Table 3. Characteristics of included studies on ICS and fracture risk

Study	Design	Glucocorticoid dosage	Type of ICS	Asthma Patients	Controls	Outcome
Hubbard T et al.	Cohort study	Mean daily dose > 601 μg during a mean follow-up period of 9.4 years	BUD; BDP; FP	N = 774 (N = 468 exposed to ICS)	N = 0	Use of ICS was associated with dose- related increase in fracture risk independent of actual or previous exposure to SG (p < 0.05)
Melton et al.	Cohort study	Median cumulative corticoid dose of 1775 mg during a follow up period of median 18.8 years (258 µg/day)	Unknown	N = 226	N = 0	Use of ICS and SG was associated with a 70% increase in overall fracture risk, however this was primarily confined to asthma patients with concomitant COPD and with substantial use of SG (Hazard ratio: 1.7; 95% CI, 1.5 to 2.1)
Vestergaard P et al.	Case-control study	<1875 (µg/day)	BUD; BDP;	N = 4114	N = 8601	Use of ICS did not increase the risk of hip, spine or forearm fractures except at daily dosages above 1875 µg of BUD or BDP (odds ratio 1.17 (1.00–1.38)

Abbreviations: budesonide (BUD), beclomethasone dipropionate (BDP), fluticasone propironate (FP).

Conclusion

In patients with asthma, continuous low dose and frequent intermittent high-dose SG treatment affects BMD and hence increases the risk of osteoporosis, whereas sporadic short courses of SG treatment seem to be relatively safe.
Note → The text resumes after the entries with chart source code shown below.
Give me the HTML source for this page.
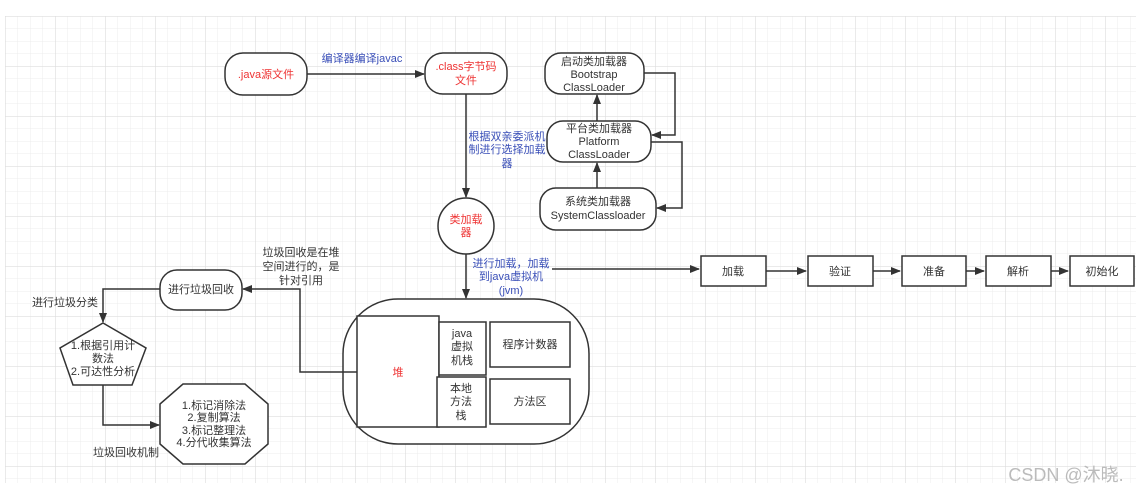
<!DOCTYPE html>
<html><head><meta charset="utf-8"><style>
html,body{margin:0;padding:0;background:#fff;}
svg{display:block;font-family:"Liberation Sans","Noto Sans CJK SC",sans-serif;}
</style></head><body>
<svg width="1138" height="497" viewBox="0 0 1138 497" xmlns="http://www.w3.org/2000/svg">
<defs>
<pattern id="minor" x="5" y="16" width="12.5" height="12.5" patternUnits="userSpaceOnUse">
<path d="M0 0V12.5M0 0H12.5" stroke="#ececec" stroke-width="1" fill="none"/>
</pattern>
<pattern id="major" x="5" y="16" width="50" height="50" patternUnits="userSpaceOnUse">
<path d="M0 0V50M0 0H50" stroke="#dedede" stroke-width="1.3" fill="none"/>
</pattern>
<marker id="a" markerWidth="10" markerHeight="8" refX="9" refY="4" orient="auto" markerUnits="userSpaceOnUse">
<path d="M0 0L10 4L0 8Z" fill="#333"/>
</marker>
</defs>
<rect x="5" y="16" width="1131" height="467" fill="url(#minor)"/>
<rect x="5" y="16" width="1131" height="467" fill="url(#major)"/>

<g stroke="#333" stroke-width="1.5" fill="#fff">
<rect x="225" y="53" width="82" height="42" rx="18"/>
<rect x="425" y="53" width="82" height="41" rx="18"/>
<rect x="545" y="53" width="99" height="41" rx="16"/>
<rect x="547" y="121" width="104" height="41" rx="16"/>
<rect x="540" y="188" width="116" height="42" rx="16"/>
<circle cx="466" cy="226" r="28"/>
<rect x="160" y="270" width="82" height="40" rx="17"/>
<polygon points="103,323 146,348 132,385 73,385 60,348"/>
<polygon points="183,384 245,384 268,404 268,444 245,464 183,464 160,444 160,404"/>
<rect x="343" y="299" width="246" height="145" rx="55"/>
<rect x="357" y="316" width="82" height="111"/>
<rect x="439" y="322" width="47" height="53"/>
<rect x="437" y="377" width="49" height="50"/>
<rect x="490" y="322" width="80" height="45"/>
<rect x="490" y="379" width="80" height="45"/>
<rect x="701" y="256" width="65" height="30"/>
<rect x="808" y="256" width="65" height="30"/>
<rect x="902" y="256" width="64" height="30"/>
<rect x="986" y="256" width="65" height="30"/>
<rect x="1070" y="256" width="64" height="30"/>
</g>

<g stroke="#333" stroke-width="1.5" fill="none" marker-end="url(#a)">
<path d="M307 74H424"/>
<path d="M597 121V95"/>
<path d="M597 188V163"/>
<path d="M644 73H675V135H652"/>
<path d="M651 142H682V208H657"/>
<path d="M466 94V197"/>
<path d="M466 254V298"/>
<path d="M552 269H699"/>
<path d="M766 271H806"/>
<path d="M873 271H900"/>
<path d="M966 271H984"/>
<path d="M1051 271H1068"/>
<path d="M357 372H300V289H243"/>
<path d="M160 289H103V322"/>
<path d="M103 385V425H159"/>
</g>

<g font-size="11" text-anchor="middle" fill="#333">
<text x="266" y="78" fill="#e33">.java源文件</text>
<text x="466" y="70" fill="#e33">.class字节码</text>
<text x="466" y="84" fill="#e33">文件</text>
<text x="594" y="65">启动类加载器</text>
<text x="594" y="78">Bootstrap</text>
<text x="594" y="91">ClassLoader</text>
<text x="599" y="132">平台类加载器</text>
<text x="599" y="145">Platform</text>
<text x="599" y="158">ClassLoader</text>
<text x="598" y="205">系统类加载器</text>
<text x="598" y="219">SystemClassloader</text>
<text x="466" y="223" fill="#e33">类加载</text>
<text x="466" y="236" fill="#e33">器</text>
<text x="201" y="293">进行垃圾回收</text>
<text x="103" y="349">1.根据引用计</text>
<text x="103" y="362">数法</text>
<text x="103" y="375">2.可达性分析</text>
<text x="214" y="409">1.标记消除法</text>
<text x="214" y="421">2.复制算法</text>
<text x="214" y="434">3.标记整理法</text>
<text x="214" y="446">4.分代收集算法</text>
<text x="398" y="376" fill="#e33">堆</text>
<text x="462" y="337">java</text>
<text x="462" y="350">虚拟</text>
<text x="462" y="364">机栈</text>
<text x="461" y="392">本地</text>
<text x="461" y="405">方法</text>
<text x="461" y="419">栈</text>
<text x="530" y="348">程序计数器</text>
<text x="530" y="405">方法区</text>
<text x="733" y="275">加载</text>
<text x="840" y="275">验证</text>
<text x="934" y="275">准备</text>
<text x="1018" y="275">解析</text>
<text x="1102" y="275">初始化</text>
<text x="301" y="256">垃圾回收是在堆</text>
<text x="301" y="270">空间进行的，是</text>
<text x="301" y="284">针对引用</text>
<text x="65" y="306">进行垃圾分类</text>
<text x="126" y="456">垃圾回收机制</text>
</g>
<g font-size="11" text-anchor="middle" fill="#3a4fb8">
<text x="362" y="62">编译器编译javac</text>
<text x="507" y="140">根据双亲委派机</text>
<text x="507" y="153">制进行选择加载</text>
<text x="507" y="167">器</text>
<text x="511" y="267">进行加载，加载</text>
<text x="511" y="280">到java虚拟机</text>
<text x="511" y="294">(jvm)</text>
</g>
<text x="1066" y="481" font-size="18" text-anchor="middle" fill="#bbb">CSDN @沐晓.</text>
</svg>
</body></html>
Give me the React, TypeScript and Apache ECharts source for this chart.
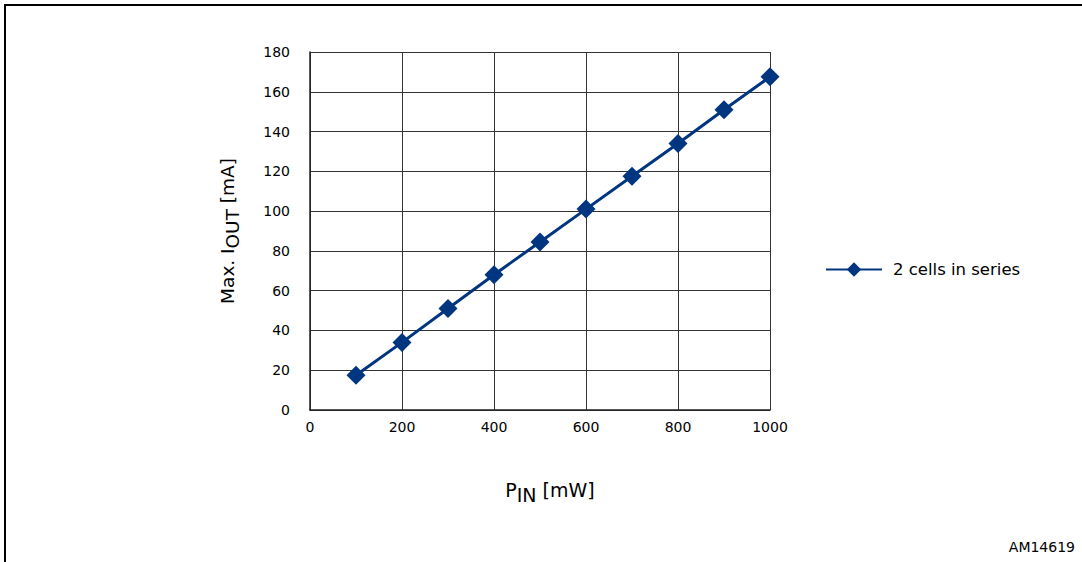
import React, { useEffect, useRef } from "react";
import * as echarts from "echarts";

const pinMw = [100, 200, 300, 400, 500, 600, 700, 800, 900, 1000];
const maxIout = [17.5, 34, 51, 68, 84.5, 101, 117.5, 134, 151, 167.5];
const seriesName = "2 cells in series";
const figureId = "AM14619";

export default function App() {
  const ref = useRef<HTMLDivElement>(null);
  useEffect(() => {
    if (!ref.current) return;
    const chart = echarts.init(ref.current, undefined, { renderer: "svg" });
    const font = "DejaVu Sans, Verdana, sans-serif";
    const mkRich = (size: number, lead: number) => ({
      p: { fontSize: size, lineHeight: 20, verticalAlign: "top", padding: [0, 0, 0, lead], color: "#000", fontFamily: font },
      a: { fontSize: size, lineHeight: 20, verticalAlign: "top", color: "#000", fontFamily: font },
      s: { fontSize: size, lineHeight: 20, verticalAlign: "top", padding: [5, 0, 0, 0], color: "#000", fontFamily: font },
    });
    chart.setOption({
      animation: false,
      textStyle: { fontFamily: font },
      grid: { left: 310, right: 312, top: 52, bottom: 152, containLabel: false },
      legend: {
        left: 820,
        top: 256,
        itemWidth: 56,
        itemHeight: 18,
        textStyle: { fontSize: 16.5, color: "#000", padding: [0, 0, 0, 6], fontFamily: font },
        data: [seriesName],
      },
      xAxis: {
        type: "value",
        min: 0,
        max: 1000,
        interval: 200,
        name: "{p|P}{s|IN}{a| [mW]}",
        nameLocation: "middle",
        nameGap: 70,
        nameTextStyle: { rich: mkRich(19, 20) },
        axisLine: { lineStyle: { color: "#222", width: 1.5 } },
        axisTick: { show: false },
        axisLabel: { fontSize: 14, color: "#000", margin: 10, formatter: (v: number) => String(v) },
        splitLine: { lineStyle: { color: "#333", width: 1 } },
      },
      yAxis: {
        type: "value",
        min: 0,
        max: 180,
        interval: 20,
        name: "{a|Max. I}{s|OUT}{a| [mA]}",
        nameLocation: "middle",
        nameRotate: 90,
        nameGap: 72,
        nameTextStyle: { rich: mkRich(18.5, 0) },
        axisLine: { show: true, lineStyle: { color: "#222", width: 1.5 } },
        axisTick: { show: false },
        axisLabel: { fontSize: 14, color: "#000", margin: 20 },
        splitLine: { lineStyle: { color: "#333", width: 1 } },
      },
      series: [
        {
          name: seriesName,
          type: "line",
          data: pinMw.map((x, i) => [x, maxIout[i]]),
          symbol: "diamond",
          symbolSize: 19,
          lineStyle: { color: "#003580", width: 3 },
          itemStyle: { color: "#003580" },
        },
      ],
      graphic: [
        { type: "line", shape: { x1: 5, y1: 5, x2: 1082, y2: 5 }, style: { stroke: "#000", lineWidth: 2 } },
        { type: "line", shape: { x1: 5, y1: 4, x2: 5, y2: 562 }, style: { stroke: "#000", lineWidth: 2 } },
        {
          type: "text",
          right: 7,
          top: 540,
          style: { text: figureId, fontSize: 14, fill: "#000", fontFamily: font },
        },
      ],
    });
    return () => chart.dispose();
  }, []);
  return (
    <div
      ref={ref}
      style={{ position: "fixed", left: 0, top: 0, width: 1082, height: 562, background: "#fff" }}
    />
  );
}
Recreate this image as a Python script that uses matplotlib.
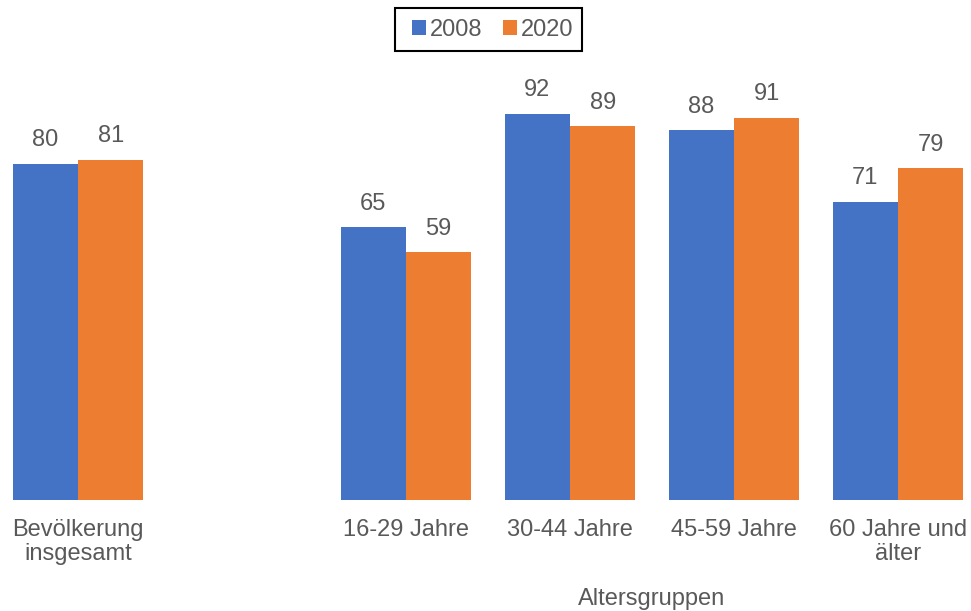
import numpy as np
import matplotlib
matplotlib.use("Agg")
import matplotlib.pyplot as plt
from matplotlib.patches import Rectangle

plt.rcParams['font.family'] = ['Liberation Sans', 'DejaVu Sans']

# data
categories = ["Bevölkerung\ninsgesamt", "16-29 Jahre", "30-44 Jahre",
              "45-59 Jahre", "60 Jahre und\nälter"]
years = ["2008", "2020"]
values_2008 = [80, 65, 92, 88, 71]
values_2020 = [81, 59, 89, 91, 79]
group_label = "Altersgruppen"

blue = "#4472C4"
orange = "#ED7D31"
grey = "#595959"
fs = 17

fig = plt.figure(figsize=(9.71, 6.11), dpi=100)
# plot area: baseline at y=500px, value 100 at y=80px
ax = fig.add_axes([0, 111 / 611, 1, 420 / 611])

# one empty slot between the total and the age groups
x = np.arange(len(categories), dtype=float)
x[1:] += 1
w = 0.398

b1 = ax.bar(x - w, values_2008, w, align="edge", color=blue, label=years[0])
b2 = ax.bar(x, values_2020, w, align="edge", color=orange, label=years[1])
ax.bar_label(b1, padding=9, fontsize=fs, color=grey)
ax.bar_label(b2, padding=9, fontsize=fs, color=grey)

ax.set_xlim(-78 / 164, 893 / 164)
ax.set_ylim(0, 100)
ax.set_xticks(x)
ax.set_xticklabels(categories, fontsize=fs, color=grey, linespacing=1.1)
ax.tick_params(axis="x", length=0, pad=14)
ax.set_yticks([])
for s in ax.spines.values():
    s.set_visible(False)

# legend without its own frame, boxed by a plain rectangle like the original
leg = fig.legend(loc="center", bbox_to_anchor=(492.5 / 971, 1 - 30 / 611),
                 ncol=2, fontsize=fs, frameon=False,
                 handlelength=0.6, handleheight=0.6, handletextpad=0.15,
                 columnspacing=0.9, borderpad=0.3, labelcolor=grey)
fig.add_artist(Rectangle((395 / 971, 1 - 51 / 611), 187 / 971, 43 / 611,
                         transform=fig.transFigure, fill=False,
                         edgecolor="black", linewidth=1.5))

# label for the age groups, centred under them
xc = (x[1] + x[-1]) / 2
ax.annotate(group_label, xy=(xc, 0), xycoords=("data", "figure pixels"),
            xytext=(0, 611 - 605), textcoords="offset pixels",
            fontsize=fs, color=grey, ha="center", va="baseline")

fig.savefig("out.png", dpi=100)
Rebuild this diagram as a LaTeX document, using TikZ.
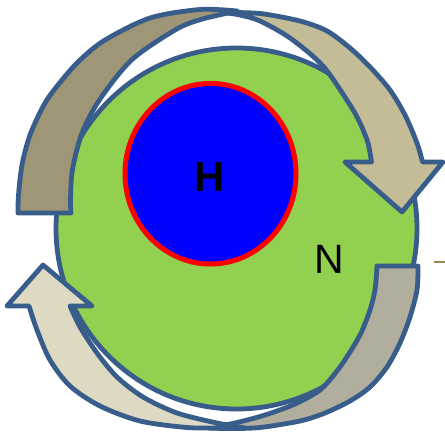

The current data regarding intermittent high-dose treatment with SG are, however, limited in patients with asthma. ICS treatment may have a dose-dependent effect on bone metabolism and subsequently risk of fracture. There are, however, inconsistencies in the results from studies concerning potential harmful effects of ICS treatment in the form of reduced BMD and increased risk of fracture.

Patients with severe asthma, ACO and/or co-administration of SG may have a slightly higher risk of osteoporotic fractures, and the prevalence of osteoporosis in patients with severe asthma and ACO is also higher compared to healthy controls. This might be due to smoking, sedentary lifestyle, a higher systemic inflammation, and the need of frequent intermittent or continuous SG or high-dose ICS.

ICS are highly effective drugs in patients with asthma and it is important to control local inflammation and disease activity to reduce the need for frequent oral corticosteroids. Patients should, however, be advised to use the lowest effective dose that adequately controls their asthma. More knowledge about the safety of high-dose ICS is needed, but based on the existing evidence, the effect of ICS seems to outweigh the risk. Furthermore, the overall risk of osteoporosis should be assessed in each patient, especially in patients with severe asthma or ACO in terms of timely diagnosis and prophylactic treatment.

Disclosure statement

No conflict of interest was declared.